- **Given information**:
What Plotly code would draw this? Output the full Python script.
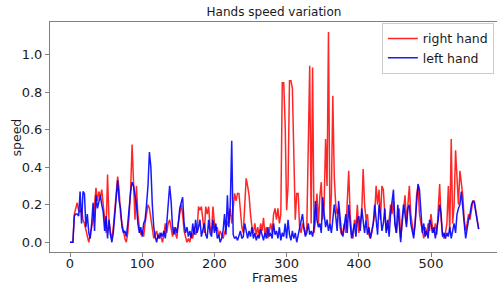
import plotly.graph_objects as go

frames = list(range(0, 567, 2))

right_hand = [
    0.0, 0.0, 0.0, 0.15, 0.18, 0.21, 0.17, 0.16, 0.18, 0.12,
    0.1, 0.06, 0.02, 0.0, 0.04, 0.08, 0.12, 0.2, 0.29, 0.22,
    0.27, 0.24, 0.28, 0.2, 0.12, 0.05, 0.36, 0.12, 0.05, 0.02,
    0.08, 0.18, 0.25, 0.35, 0.28, 0.15, 0.1, 0.05, 0.02, 0.0,
    0.05, 0.15, 0.28, 0.52, 0.35, 0.12, 0.3, 0.15, 0.08, 0.04,
    0.06, 0.03, 0.1, 0.15, 0.2, 0.18, 0.12, 0.05, 0.02, 0.04,
    0.06, 0.02, 0.05, 0.03, 0.0, 0.04, 0.1, 0.05, 0.1, 0.12,
    0.08, 0.03, 0.08, 0.04, 0.02, 0.1, 0.15, 0.2, 0.15, 0.06,
    0.03, 0.0, 0.02, 0.0, 0.05, 0.02, 0.08, 0.04, 0.06, 0.19,
    0.17, 0.19, 0.12, 0.05, 0.19, 0.15, 0.19, 0.08, 0.05, 0.19,
    0.1, 0.06, 0.08, 0.03, 0.06, 0.04, 0.02, 0.05, 0.08, 0.1,
    0.12, 0.18, 0.1, 0.2, 0.26, 0.22, 0.26, 0.26, 0.15, 0.08,
    0.05, 0.2, 0.34, 0.3, 0.25, 0.15, 0.08, 0.05, 0.1, 0.04,
    0.08, 0.03, 0.1, 0.06, 0.13, 0.04, 0.08, 0.02, 0.06, 0.1,
    0.05, 0.15, 0.18, 0.12, 0.18, 0.1, 0.15, 0.85, 0.85, 0.63,
    0.17, 0.3, 0.86, 0.86, 0.82, 0.38, 0.12, 0.26, 0.26, 0.08,
    0.05, 0.1, 0.06, 0.04, 0.08, 0.6, 0.94, 0.1, 0.93, 0.05,
    0.12, 0.26, 0.1, 0.24, 0.32, 0.12, 0.2, 0.55, 0.3, 1.12,
    0.1, 0.25, 0.78, 0.35, 0.2, 0.15, 0.18, 0.08, 0.04, 0.06,
    0.1, 0.05, 0.2, 0.38, 0.15, 0.05, 0.02, 0.12, 0.08, 0.2,
    0.05, 0.1, 0.15, 0.39, 0.2, 0.12, 0.15, 0.04, 0.02, 0.05,
    0.1, 0.15, 0.3, 0.2, 0.28, 0.12, 0.3, 0.28, 0.15, 0.06,
    0.08, 0.12, 0.2, 0.15, 0.22, 0.1, 0.05, 0.12, 0.18, 0.02,
    0.1, 0.18, 0.25, 0.1, 0.2, 0.3, 0.15, 0.08, 0.04, 0.1,
    0.25, 0.3, 0.15, 0.1, 0.05, 0.02, 0.08, 0.04, 0.1, 0.06,
    0.15, 0.08, 0.05, 0.1, 0.04, 0.15, 0.31, 0.12, 0.04, 0.02,
    0.05, 0.1, 0.3, 0.05, 0.55, 0.1, 0.2, 0.49, 0.3, 0.2,
    0.38, 0.32, 0.25, 0.12, 0.06, 0.1, 0.15, 0.12, 0.18, 0.22,
    0.22, 0.17, 0.12, 0.07,
]

left_hand = [
    0.0, 0.0, 0.0, 0.14, 0.15, 0.15, 0.14, 0.27, 0.1, 0.27,
    0.26, 0.08, 0.15, 0.05, 0.02, 0.1, 0.21, 0.06, 0.25, 0.18,
    0.22, 0.25, 0.2, 0.16, 0.06, 0.14, 0.02, 0.12, 0.04, 0.0,
    0.05, 0.15, 0.22, 0.33, 0.22, 0.18, 0.08, 0.05, 0.06, 0.03,
    0.1, 0.2, 0.27, 0.32, 0.3, 0.25, 0.2, 0.1, 0.05, 0.08,
    0.03, 0.1, 0.12, 0.2, 0.3, 0.48, 0.4, 0.2, 0.08, 0.03,
    0.0, 0.04, 0.02, 0.05, 0.03, 0.06, 0.02, 0.1, 0.18, 0.3,
    0.22, 0.08, 0.04, 0.08, 0.05, 0.1, 0.18, 0.22, 0.24, 0.1,
    0.05, 0.08, 0.03, 0.06, 0.02, 0.1, 0.04, 0.12, 0.05, 0.08,
    0.12, 0.03, 0.06, 0.1, 0.04, 0.02, 0.12, 0.05, 0.03, 0.12,
    0.05, 0.1, 0.02, 0.04, 0.0, 0.02, 0.06, 0.15, 0.04, 0.25,
    0.08, 0.2, 0.54, 0.04, 0.02, 0.03, 0.01, 0.03, 0.06, 0.02,
    0.03, 0.1, 0.05, 0.02, 0.06, 0.03, 0.08, 0.02, 0.05, 0.01,
    0.04, 0.02, 0.07, 0.03, 0.01, 0.05, 0.02, 0.08, 0.03, 0.05,
    0.02, 0.1, 0.04, 0.06, 0.02, 0.08, 0.01, 0.05, 0.03, 0.1,
    0.02, 0.12, 0.04, 0.01, 0.06, 0.02, 0.05, 0.0, 0.04, 0.08,
    0.12, 0.15, 0.08, 0.03, 0.05, 0.1, 0.04, 0.06, 0.03, 0.08,
    0.22, 0.12, 0.08, 0.1, 0.05, 0.24, 0.15, 0.08, 0.12, 0.06,
    0.1, 0.05, 0.12, 0.2, 0.14, 0.06, 0.22, 0.15, 0.05, 0.03,
    0.08, 0.15, 0.05, 0.2, 0.1, 0.02, 0.06, 0.1, 0.03, 0.12,
    0.14, 0.06, 0.18, 0.1, 0.05, 0.12, 0.04, 0.08, 0.02, 0.06,
    0.1, 0.2, 0.12, 0.04, 0.2, 0.15, 0.06, 0.1, 0.18, 0.05,
    0.12, 0.03, 0.15, 0.22, 0.28, 0.1, 0.05, 0.2, 0.1, 0.0,
    0.12, 0.2, 0.15, 0.08, 0.18, 0.2, 0.1, 0.05, 0.02, 0.1,
    0.2, 0.31, 0.28, 0.15, 0.05, 0.1, 0.03, 0.06, 0.02, 0.12,
    0.1, 0.05, 0.08, 0.02, 0.06, 0.12, 0.2, 0.15, 0.03, 0.05,
    0.02, 0.05, 0.03, 0.08, 0.02, 0.06, 0.1, 0.05, 0.15, 0.18,
    0.2, 0.27, 0.2, 0.1, 0.02, 0.08, 0.12, 0.15, 0.2, 0.22,
    0.21, 0.16, 0.1, 0.07,
]

x_ticks = [0, 100, 200, 300, 400, 500]
y_ticks = [0.0, 0.2, 0.4, 0.6, 0.8, 1.0]

FONT = "DejaVu Sans"
TXT = "#1a1a1a"

fig = go.Figure()
fig.add_trace(go.Scatter(x=frames, y=right_hand, mode="lines", name="right hand",
                         line=dict(color="rgba(255,0,0,0.85)", width=1.5)))
fig.add_trace(go.Scatter(x=frames, y=left_hand, mode="lines", name="left hand",
                         line=dict(color="rgba(0,0,255,0.9)", width=1.5)))

axis_common = dict(showline=True, linecolor="#808080", linewidth=1, mirror=True,
                   showgrid=False, zeroline=False, ticks="outside", ticklen=4,
                   tickcolor="#808080", tickfont=dict(family=FONT, size=13, color=TXT))

fig.update_layout(
    width=497, height=287,
    margin=dict(l=50, r=0, t=22, b=35),
    paper_bgcolor="white", plot_bgcolor="white",
    title=dict(text="Hands speed variation", x=(274 / 497), xanchor="center",
               y=1 - 12 / 287, yanchor="middle",
               font=dict(family=FONT, size=12, color=TXT)),
    xaxis=dict(range=[-27.7, 591.4], tickvals=x_ticks, ticklabelstandoff=-5,
               **axis_common),
    yaxis=dict(range=[-0.052, 1.173], tickvals=y_ticks, tickformat=".1f",
               **axis_common),
    legend=dict(x=0.993, xanchor="right", y=0.996, yanchor="top",
                bgcolor="rgba(255,255,255,0.8)", bordercolor="#cccccc", borderwidth=1,
                font=dict(family=FONT, size=12.5, color=TXT)),
    showlegend=True,
    annotations=[
        dict(text="Frames", xref="paper", yref="paper", x=0.502, y=-0.109,
             xanchor="center", yanchor="middle", showarrow=False,
             font=dict(family=FONT, size=12.5, color=TXT)),
        dict(text="speed", xref="paper", yref="paper", x=-0.075, y=0.5,
             xanchor="center", yanchor="middle", textangle=-90, showarrow=False,
             font=dict(family=FONT, size=12.5, color=TXT)),
    ],
)

fig.write_html("out.html", config={"displayModeBar": False},
               post_script="document.body.style.margin='0px';document.body.style.overflow='hidden';")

- **What the task requires**: Could the lines from the top of the material through the line with "frames = list(range(0, 567, 2))" be repeated exactly, pictures left out?

- **Written solution**:
What Plotly code would draw this? Output the full Python script.
import plotly.graph_objects as go

frames = list(range(0, 567, 2))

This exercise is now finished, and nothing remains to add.